Before you use Pai-Megatron-Patch to accelerate model training, you must install a Pai-Megatron-Patch image. This topic describes the limits and procedure of installing a Pai-Megatron-Patch image.
Limits
You can install a Pai-Megatron-Patch image only on GPU-accelerated instances.
The GPU driver version is 460.32 or later.
Procedure
Install a Pai-Megatron-Patch image in DLC
Deep Learning Containers (DLC) of Platform for AI (PAI) is a cloud-native all-in-one platform on which you can train deep learning models. DLC provides a flexible, stable, easy-to-use, and high-performance training environment. DLC supports various algorithms, including large-scale distributed deep learning algorithms and custom algorithm frameworks. This helps developers and enterprises reduce costs and improve efficiency.
DLC allows you to install custom images, including Pai-Megatron-Patch images. You need to only pass the URL of a Pai-Megatron-Patch image to DLC. Then, the system automatically installs the image. After the image is installed, you can perform ultra-large distributed training on multiple multi-GPU servers based on Pai-Megatron-Patch in DLC.
Perform the following steps to install a Pai-Megatron-Patch image:
Log on to the PAI console.
In the left-side navigation pane, click Workspaces. On the Workspaces page, click the name of the workspace that you want to manage.
In the left-side navigation pane of the Workspace page, choose Model Development and Training > Deep Learning Containers (DLC). Click Create Job.
On the page that appears, configure the parameters. The following descriptions provide the configurations of key parameters. You can configure other parameters based on your business requirements. For more information about the parameters, see Submit training jobs.
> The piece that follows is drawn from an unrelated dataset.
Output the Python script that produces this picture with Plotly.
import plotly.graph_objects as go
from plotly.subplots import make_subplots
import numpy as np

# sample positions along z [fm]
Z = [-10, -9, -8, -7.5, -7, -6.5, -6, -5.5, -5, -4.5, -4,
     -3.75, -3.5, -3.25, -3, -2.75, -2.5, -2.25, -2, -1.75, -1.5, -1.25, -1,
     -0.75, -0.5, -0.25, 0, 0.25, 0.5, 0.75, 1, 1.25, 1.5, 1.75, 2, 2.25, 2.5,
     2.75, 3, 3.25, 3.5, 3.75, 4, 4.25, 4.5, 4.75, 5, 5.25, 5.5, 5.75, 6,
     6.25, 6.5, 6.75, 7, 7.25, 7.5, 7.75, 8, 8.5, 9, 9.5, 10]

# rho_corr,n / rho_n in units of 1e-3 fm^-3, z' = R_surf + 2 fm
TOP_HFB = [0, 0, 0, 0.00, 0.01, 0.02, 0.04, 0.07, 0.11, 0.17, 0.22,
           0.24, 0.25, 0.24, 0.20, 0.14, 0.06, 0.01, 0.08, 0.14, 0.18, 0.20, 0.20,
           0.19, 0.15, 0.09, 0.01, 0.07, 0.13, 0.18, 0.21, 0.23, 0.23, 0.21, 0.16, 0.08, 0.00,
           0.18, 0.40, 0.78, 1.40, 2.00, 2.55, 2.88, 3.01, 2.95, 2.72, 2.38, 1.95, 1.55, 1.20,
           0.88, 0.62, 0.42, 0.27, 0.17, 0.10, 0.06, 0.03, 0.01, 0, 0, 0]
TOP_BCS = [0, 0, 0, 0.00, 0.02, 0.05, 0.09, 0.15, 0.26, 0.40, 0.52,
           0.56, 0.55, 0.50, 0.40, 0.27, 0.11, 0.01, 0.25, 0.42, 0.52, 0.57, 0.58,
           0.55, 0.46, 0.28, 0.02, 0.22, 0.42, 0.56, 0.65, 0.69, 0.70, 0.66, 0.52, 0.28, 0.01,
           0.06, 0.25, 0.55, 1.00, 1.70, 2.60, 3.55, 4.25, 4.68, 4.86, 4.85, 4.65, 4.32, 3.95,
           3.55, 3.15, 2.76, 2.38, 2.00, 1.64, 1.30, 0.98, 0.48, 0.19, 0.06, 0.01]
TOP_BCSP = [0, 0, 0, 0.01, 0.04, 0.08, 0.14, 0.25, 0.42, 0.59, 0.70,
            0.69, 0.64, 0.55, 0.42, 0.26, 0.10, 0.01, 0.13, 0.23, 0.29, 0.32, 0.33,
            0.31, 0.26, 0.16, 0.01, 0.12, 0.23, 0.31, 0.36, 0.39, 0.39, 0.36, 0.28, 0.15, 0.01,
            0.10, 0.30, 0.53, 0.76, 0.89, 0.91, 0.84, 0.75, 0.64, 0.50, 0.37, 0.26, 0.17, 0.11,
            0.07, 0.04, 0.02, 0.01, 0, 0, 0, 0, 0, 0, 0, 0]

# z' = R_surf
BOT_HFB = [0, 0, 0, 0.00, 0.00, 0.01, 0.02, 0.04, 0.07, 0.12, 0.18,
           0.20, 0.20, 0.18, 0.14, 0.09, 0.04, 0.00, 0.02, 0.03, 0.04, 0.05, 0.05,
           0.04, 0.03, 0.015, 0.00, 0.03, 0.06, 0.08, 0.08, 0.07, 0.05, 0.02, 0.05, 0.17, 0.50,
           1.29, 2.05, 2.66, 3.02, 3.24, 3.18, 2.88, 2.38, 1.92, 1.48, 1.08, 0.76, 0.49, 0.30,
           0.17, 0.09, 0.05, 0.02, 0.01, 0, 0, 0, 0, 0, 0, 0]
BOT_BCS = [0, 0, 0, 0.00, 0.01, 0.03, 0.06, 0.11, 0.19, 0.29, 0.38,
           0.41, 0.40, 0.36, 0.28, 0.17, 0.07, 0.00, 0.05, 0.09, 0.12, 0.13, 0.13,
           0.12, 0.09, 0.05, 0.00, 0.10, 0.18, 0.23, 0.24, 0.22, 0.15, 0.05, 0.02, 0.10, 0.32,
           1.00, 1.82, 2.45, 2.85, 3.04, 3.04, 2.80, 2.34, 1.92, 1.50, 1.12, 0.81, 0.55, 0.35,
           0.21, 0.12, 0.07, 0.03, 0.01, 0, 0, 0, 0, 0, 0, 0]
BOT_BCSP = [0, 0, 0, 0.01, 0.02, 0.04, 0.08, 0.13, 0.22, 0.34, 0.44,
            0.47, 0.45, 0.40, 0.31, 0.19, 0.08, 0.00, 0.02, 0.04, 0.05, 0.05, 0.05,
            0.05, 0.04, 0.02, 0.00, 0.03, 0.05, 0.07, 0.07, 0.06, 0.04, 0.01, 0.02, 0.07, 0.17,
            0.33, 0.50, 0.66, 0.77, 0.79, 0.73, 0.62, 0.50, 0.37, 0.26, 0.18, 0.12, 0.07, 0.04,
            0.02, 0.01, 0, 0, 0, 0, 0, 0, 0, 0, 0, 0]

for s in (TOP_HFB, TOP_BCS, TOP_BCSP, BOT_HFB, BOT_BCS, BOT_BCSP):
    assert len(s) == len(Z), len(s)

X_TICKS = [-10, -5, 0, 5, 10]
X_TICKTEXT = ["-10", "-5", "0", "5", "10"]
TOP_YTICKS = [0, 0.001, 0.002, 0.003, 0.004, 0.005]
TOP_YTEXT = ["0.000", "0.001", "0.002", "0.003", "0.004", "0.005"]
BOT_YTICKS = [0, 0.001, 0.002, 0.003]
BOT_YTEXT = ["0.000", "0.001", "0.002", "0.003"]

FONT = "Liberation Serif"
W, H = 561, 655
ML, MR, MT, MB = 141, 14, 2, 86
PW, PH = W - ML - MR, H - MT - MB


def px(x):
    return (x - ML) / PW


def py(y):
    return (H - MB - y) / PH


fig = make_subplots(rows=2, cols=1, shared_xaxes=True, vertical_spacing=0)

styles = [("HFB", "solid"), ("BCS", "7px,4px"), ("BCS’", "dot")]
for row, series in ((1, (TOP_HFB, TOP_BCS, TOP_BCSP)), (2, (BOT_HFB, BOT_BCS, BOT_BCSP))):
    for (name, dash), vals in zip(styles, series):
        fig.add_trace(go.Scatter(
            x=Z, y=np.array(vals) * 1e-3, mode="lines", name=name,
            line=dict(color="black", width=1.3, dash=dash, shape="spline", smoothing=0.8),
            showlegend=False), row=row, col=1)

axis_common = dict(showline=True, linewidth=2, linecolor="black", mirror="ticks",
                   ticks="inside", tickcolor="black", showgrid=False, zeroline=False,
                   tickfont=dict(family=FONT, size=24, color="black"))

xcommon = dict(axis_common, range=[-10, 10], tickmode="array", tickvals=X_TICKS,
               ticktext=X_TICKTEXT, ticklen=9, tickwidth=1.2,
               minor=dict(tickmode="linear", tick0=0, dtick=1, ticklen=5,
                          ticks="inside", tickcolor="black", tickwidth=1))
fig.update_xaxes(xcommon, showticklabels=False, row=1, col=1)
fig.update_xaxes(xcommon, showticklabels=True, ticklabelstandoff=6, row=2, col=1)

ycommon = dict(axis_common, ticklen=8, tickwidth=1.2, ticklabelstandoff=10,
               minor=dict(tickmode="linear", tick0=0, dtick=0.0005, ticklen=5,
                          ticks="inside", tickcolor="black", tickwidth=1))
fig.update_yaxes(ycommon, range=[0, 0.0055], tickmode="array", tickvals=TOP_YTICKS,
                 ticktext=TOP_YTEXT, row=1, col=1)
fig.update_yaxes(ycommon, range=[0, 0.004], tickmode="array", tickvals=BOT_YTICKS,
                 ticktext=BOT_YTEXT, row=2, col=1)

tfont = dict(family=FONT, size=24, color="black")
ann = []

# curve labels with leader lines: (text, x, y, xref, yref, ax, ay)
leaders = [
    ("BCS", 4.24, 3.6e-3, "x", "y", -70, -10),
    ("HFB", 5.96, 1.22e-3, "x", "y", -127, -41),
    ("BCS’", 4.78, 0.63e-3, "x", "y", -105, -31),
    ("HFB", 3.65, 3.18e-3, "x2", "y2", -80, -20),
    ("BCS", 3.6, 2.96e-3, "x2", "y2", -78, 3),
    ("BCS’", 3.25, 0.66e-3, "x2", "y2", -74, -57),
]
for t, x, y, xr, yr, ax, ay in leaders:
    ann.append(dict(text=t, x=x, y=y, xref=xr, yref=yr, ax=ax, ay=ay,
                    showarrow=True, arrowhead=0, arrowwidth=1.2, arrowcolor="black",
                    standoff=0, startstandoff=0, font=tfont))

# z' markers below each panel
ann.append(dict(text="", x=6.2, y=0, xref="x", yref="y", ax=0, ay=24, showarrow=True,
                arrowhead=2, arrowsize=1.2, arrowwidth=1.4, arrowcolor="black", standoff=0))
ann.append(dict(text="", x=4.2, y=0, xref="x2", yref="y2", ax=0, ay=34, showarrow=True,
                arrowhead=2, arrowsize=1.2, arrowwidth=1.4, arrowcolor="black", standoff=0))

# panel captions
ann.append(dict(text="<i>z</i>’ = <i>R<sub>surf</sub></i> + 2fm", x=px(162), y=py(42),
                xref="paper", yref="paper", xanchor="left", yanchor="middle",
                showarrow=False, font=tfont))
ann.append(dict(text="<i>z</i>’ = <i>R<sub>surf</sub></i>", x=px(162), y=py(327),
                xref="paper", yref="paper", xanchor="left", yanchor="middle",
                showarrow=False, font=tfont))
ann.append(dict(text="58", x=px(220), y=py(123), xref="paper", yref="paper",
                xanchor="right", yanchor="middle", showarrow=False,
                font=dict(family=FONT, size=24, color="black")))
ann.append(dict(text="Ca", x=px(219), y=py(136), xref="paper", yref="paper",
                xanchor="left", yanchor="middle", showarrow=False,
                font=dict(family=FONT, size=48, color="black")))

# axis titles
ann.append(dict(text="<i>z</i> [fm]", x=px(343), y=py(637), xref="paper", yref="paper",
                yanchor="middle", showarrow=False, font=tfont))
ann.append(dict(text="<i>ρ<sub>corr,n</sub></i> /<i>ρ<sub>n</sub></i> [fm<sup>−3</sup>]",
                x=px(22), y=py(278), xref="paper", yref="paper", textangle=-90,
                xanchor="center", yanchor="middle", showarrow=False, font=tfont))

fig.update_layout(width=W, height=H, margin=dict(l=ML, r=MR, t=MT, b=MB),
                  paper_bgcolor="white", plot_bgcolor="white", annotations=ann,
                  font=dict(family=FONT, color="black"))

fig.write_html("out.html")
Environment Information: Set Node Image to Image Address and enter the address of the image Pai-Megatron-Patch in the field that appears. The image address is pai-image-manage-registry.cn-wulanchabu.cr.aliyuncs.com/pai/pytorch-training:2.0-ubuntu20.04-py3.10-cuda11.8-megatron-patch-llm.
Resource Information:
Framework: Select PyTorch.
Job Resource: Click in the Instance Type column, select a GPU node, and then select node specifications based on your business requirements.
Click OK.
Install a Pai-Megatron-Patch image in DSW
Data Science Workshop (DSW) is a development environment in the cloud that is used for deep learning algorithm development. JupyterLab is integrated into DSW to allow DSW instances to provide plug-ins for custom development. You can launch Notebook to write, debug, and run Python code without the need to perform O&M configurations. DSW supports open source deep learning frameworks and provides an optimized TensorFlow framework that is developed by Alibaba Cloud. You can optimize compilation to improve the training performance.
DSW also allows you to install custom images. You need to only pass the URL of a Pai-Megatron-Patch image to DSW. Then, the system automatically installs the image. After the image is installed, you can accelerate training based on Pai-Megatron-Patch in DSW.
Perform the following steps to install a Pai-Megatron-Patch image:
Log on to the PAI console.
In the left-side navigation pane, click Workspaces. On the Workspaces page, click the name of the workspace that you want to manage.
In the left-side navigation pane of the workspace page, choose Model Development and Training > Interactive Modeling (DSW). Click Create Instance.
On the page that appears, configure the parameters. The following descriptions provide the configurations of key parameters. You can configure other parameters based on your business requirements. For more information about the parameters, see Create a DSW instance.
Resource Quota: Select Public Resource Group (Pay-as-you-go).
Instance Type: Click to select a GPU instance type based on your business requirements.
Image: Enter the address of the Pai-Megatron-Patch image in the field. The address is
pai-image-manage-registry.cn-wulanchabu.cr.aliyuncs.com/pai/pytorch-training:2.0-ubuntu20.04-py3.10-cuda11.8-megatron-patch-llm
.
Click Yes. A DSW instance is created.
Use Pai-Megatron-Patch
After you install a Pai-Megatron-Patch image, you can view and use the sample code in the examples folder of Pai-Megatron-Patch.